AIM OF THE TASK:
Skip every image and restate the data word for word.

SUPPLIED INFORMATION:

────────────────────

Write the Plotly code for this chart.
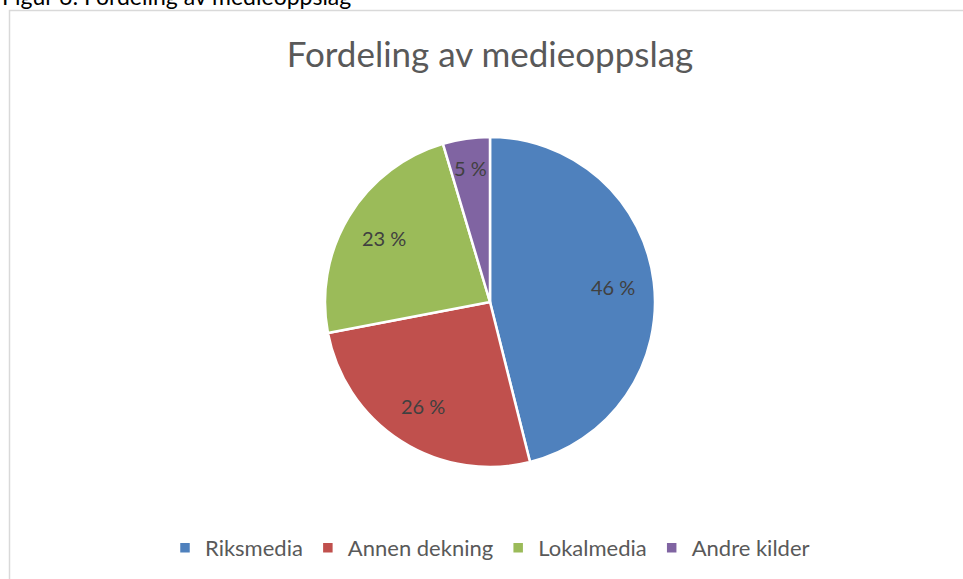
import math
import plotly.graph_objects as go

categories = ["Riksmedia", "Annen dekning", "Lokalmedia", "Andre kilder"]
values = [46.1, 25.9, 23.4, 4.6]
colors = ["#4F81BD", "#C0504D", "#9BBB59", "#8064A2"]
title_text = "Fordeling av medieoppslag"
caption_text = "Figur 6: Fordeling av medieoppslag"

W, H = 963, 579
cx, cy, r = 490, 302, 165
FONT = "Lato"

labels_txt = [f"{round(v)} %" for v in values]

fig = go.Figure(go.Pie(
    labels=categories,
    values=values,
    textinfo="none",
    sort=False,
    direction="clockwise",
    rotation=0,
    marker=dict(colors=colors, line=dict(color="white", width=2.5)),
    domain=dict(x=[(cx - r) / W, (cx + r) / W], y=[(H - cy - r) / H, (H - cy + r) / H]),
    hoverinfo="label+percent",
))

# data labels placed inside each slice along its mid-angle (computed from the values)
total = sum(values)
annotations = []
cum = 0.0
for v, t in zip(values, labels_txt):
    mid = (cum + v / 2) / total * 2 * math.pi
    cum += v
    frac = 0.82 if v / total < 0.1 else 0.75
    px = cx + frac * r * math.sin(mid)
    py = cy - frac * r * math.cos(mid)
    annotations.append(dict(text=t, xref="paper", yref="paper", x=px / W, y=1 - py / H,
                            xanchor="center", yanchor="middle", showarrow=False,
                            font=dict(family=FONT, size=20, color="#404040")))

annotations.append(dict(text=caption_text, xref="paper", yref="paper", x=0, y=1 + 4 / H,
                        xanchor="left", yanchor="middle", showarrow=False,
                        font=dict(family=FONT, size=23, color="#000000")))

fig.update_layout(
    width=W, height=H,
    margin=dict(l=0, r=0, t=0, b=0),
    paper_bgcolor="white",
    plot_bgcolor="white",
    font=dict(family=FONT, color="#595959"),
    title=dict(text=title_text, x=490 / W, xanchor="center", y=1 - 55 / H, yanchor="middle",
               font=dict(family=FONT, size=35, color="#595959")),
    showlegend=True,
    legend=dict(orientation="h", x=490 / W, xanchor="center", y=(H - 548) / H, yanchor="middle",
                font=dict(family=FONT, size=22, color="#595959"), itemwidth=30,
                traceorder="normal"),
    shapes=[dict(type="rect", xref="paper", yref="paper",
                 x0=9.5 / W, x1=1.05, y0=-0.05, y1=1 - 10.5 / H,
                 line=dict(color="#D9D9D9", width=1.5), fillcolor="rgba(0,0,0,0)", layer="below")],
    annotations=annotations,
)

fig.write_html("out.html", config={"displayModeBar": False},
               post_script="document.body.style.margin='0';")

────────────────────

FINISHED TASK:
Write the Plotly code for this chart.
import math
import plotly.graph_objects as go

categories = ["Riksmedia", "Annen dekning", "Lokalmedia", "Andre kilder"]
values = [46.1, 25.9, 23.4, 4.6]
colors = ["#4F81BD", "#C0504D", "#9BBB59", "#8064A2"]
title_text = "Fordeling av medieoppslag"
caption_text = "Figur 6: Fordeling av medieoppslag"

W, H = 963, 579
cx, cy, r = 490, 302, 165
FONT = "Lato"

labels_txt = [f"{round(v)} %" for v in values]

fig = go.Figure(go.Pie(
    labels=categories,
    values=values,
    textinfo="none",
    sort=False,
    direction="clockwise",
    rotation=0,
    marker=dict(colors=colors, line=dict(color="white", width=2.5)),
    domain=dict(x=[(cx - r) / W, (cx + r) / W], y=[(H - cy - r) / H, (H - cy + r) / H]),
    hoverinfo="label+percent",
))

# data labels placed inside each slice along its mid-angle (computed from the values)
total = sum(values)
annotations = []
cum = 0.0
for v, t in zip(values, labels_txt):
    mid = (cum + v / 2) / total * 2 * math.pi
    cum += v
    frac = 0.82 if v / total < 0.1 else 0.75
    px = cx + frac * r * math.sin(mid)
    py = cy - frac * r * math.cos(mid)
    annotations.append(dict(text=t, xref="paper", yref="paper", x=px / W, y=1 - py / H,
                            xanchor="center", yanchor="middle", showarrow=False,
                            font=dict(family=FONT, size=20, color="#404040")))

annotations.append(dict(text=caption_text, xref="paper", yref="paper", x=0, y=1 + 4 / H,
                        xanchor="left", yanchor="middle", showarrow=False,
                        font=dict(family=FONT, size=23, color="#000000")))

fig.update_layout(
    width=W, height=H,
    margin=dict(l=0, r=0, t=0, b=0),
    paper_bgcolor="white",
    plot_bgcolor="white",
    font=dict(family=FONT, color="#595959"),
    title=dict(text=title_text, x=490 / W, xanchor="center", y=1 - 55 / H, yanchor="middle",
               font=dict(family=FONT, size=35, color="#595959")),
    showlegend=True,
    legend=dict(orientation="h", x=490 / W, xanchor="center", y=(H - 548) / H, yanchor="middle",
                font=dict(family=FONT, size=22, color="#595959"), itemwidth=30,
                traceorder="normal"),
    shapes=[dict(type="rect", xref="paper", yref="paper",
                 x0=9.5 / W, x1=1.05, y0=-0.05, y1=1 - 10.5 / H,
                 line=dict(color="#D9D9D9", width=1.5), fillcolor="rgba(0,0,0,0)", layer="below")],
    annotations=annotations,
)

fig.write_html("out.html", config={"displayModeBar": False},
               post_script="document.body.style.margin='0';")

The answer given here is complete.